Investment Bank: Healthy Profit

At a time when the nation’s economy is suffering and the banks in the country are struggling, Nepal Investment Bank has posted a healthy profit and is distributing the dividends to its shareholders

Jan. 27, 2013, 5:45 p.m. Published in Magazine Issue: Vol: 06 No. -15 Jan 25- 2013 (Magh 12, 2069)

When the Nepalese bankers led by Prithvi Bahadur Pande took the most successful French managed Indo-Suez Bank, many raised their eyebrow as to whether the team would retain its credibility and financial performance. After almost 15 years, Prithvi Bahadur Pande, the son of renowned late Bhim Bahadur Pande, has shown that the Nepalese banks are competent and capable at par with their international counterparts.

In the last five years, Nepal has been passing through a very critical political situation, with prolonged uncertainty and chaos affecting the whole financial situation, Nepal Investment Bank solidly survived all the storms.

Nepal Investment Bank Limited (NIBL), one of the major financial institutions in Nepal, is distributing five percent cash dividends and 25 percent bonus shares to its shareholders from the profit generated in the last fiscal year that ended in mid-July 2012.

Although Pande has given up his active day to day involvement in the bank, NIBL retains its speed of success that he achieved.  After taking over the role as the Chief Executive Officer (CEO) from Prithvi Pande some time back, Jyoti  Prakash Pandey has also proven his records of success as the chief of NIBL.

According to a decision, approved during the 26th Annual General Meeting (AGM) of the bank, it will distribute NRs 150.64 million as cash dividends, along with stock dividends worth of NRs 753.23 million.

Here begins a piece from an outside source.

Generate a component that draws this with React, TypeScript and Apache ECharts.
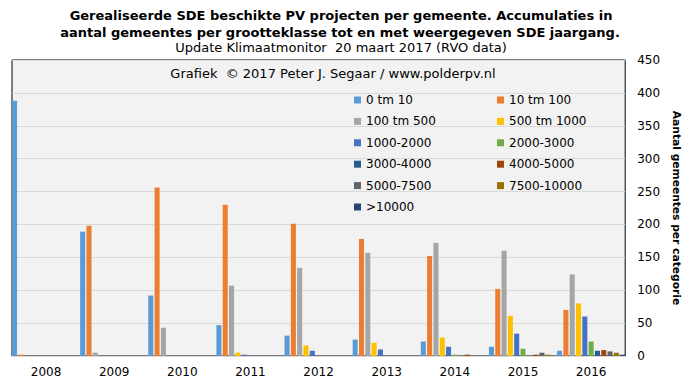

The last fiscal year proved to be a real struggle for many banks and many witnessed huge problems, but even in such tough times, Nepal Investment Bank Limited remained nearly free from problems and achieved decent results.

The profits that Nepal Investment Bank posted has shown that if a bank is run well, it cannot only survive in the most difficult of circumstances, but also thrive by earning profits.

From the initial paid-up capital of NRS 30 million, the Investment Bank now has a paid up capital of more than NRs 3.76 billion, which includes the proposed bonus shares.

“NIBL has the highest paid up capital among private sector banks in the country and has almost twice the minimum paid up capital prescribed by NRB,” said chief executive officer Jyoti Prakash Pandey.

The net profit of the bank, however, declined by 11.7 per cent to NRs 1.03 billion. The decline in profits of the bank are due to losses on realty sector, as the banks of the country are still recovering from the realty disaster, which once engulfed the whole banking sector of the country.

The capital adequacy ratio (CAR) is at 11.1 percent while the credit deposit ratio (LCY deposit with equity) is at 72.4 per cent.

The total deposits of the bank increased by 13.7 percent and reached NRs 57.01 billion, while the total lending of the bank increased by 2.4 percent to NRS 42.9 billion in the last fiscal year.

The bank has not only achieved success commercially but has also been active in fulfilling its corporate social responsibilities. The Investment Bank organizes annual marathon race for some social cause.

Likewise, the bank is also trying to set up a micro finance company subject to the permission from the NRB. “NIBL is awaiting approval from Nepal Rastra Bank (NRB) to set up a microfinance company,” said Pandey.

An affiliate of Moody’s Investor Group, the Investment Bank managed to expand its total assets by 12.7 percent to NRs 65.75 billion.

During the period, it posted a growth of 40.6 per cent to reach NRs 10.64 billion in total investments. 

The Investment Bank has some 41 branches and one extension counter. The bank is providing automated services to its customers from its 68 ATMs.

The bank is also rated Nepal (A) for the third consecutive year by Indian Credit Rating Agency. In the past 26 years, the bank has paid around NRs 2.5 billion as dividends to its shareholders.

“The performance showed the credibility of the bank and the bank will always focus on providing quality banking services to its customers,” Pandey said.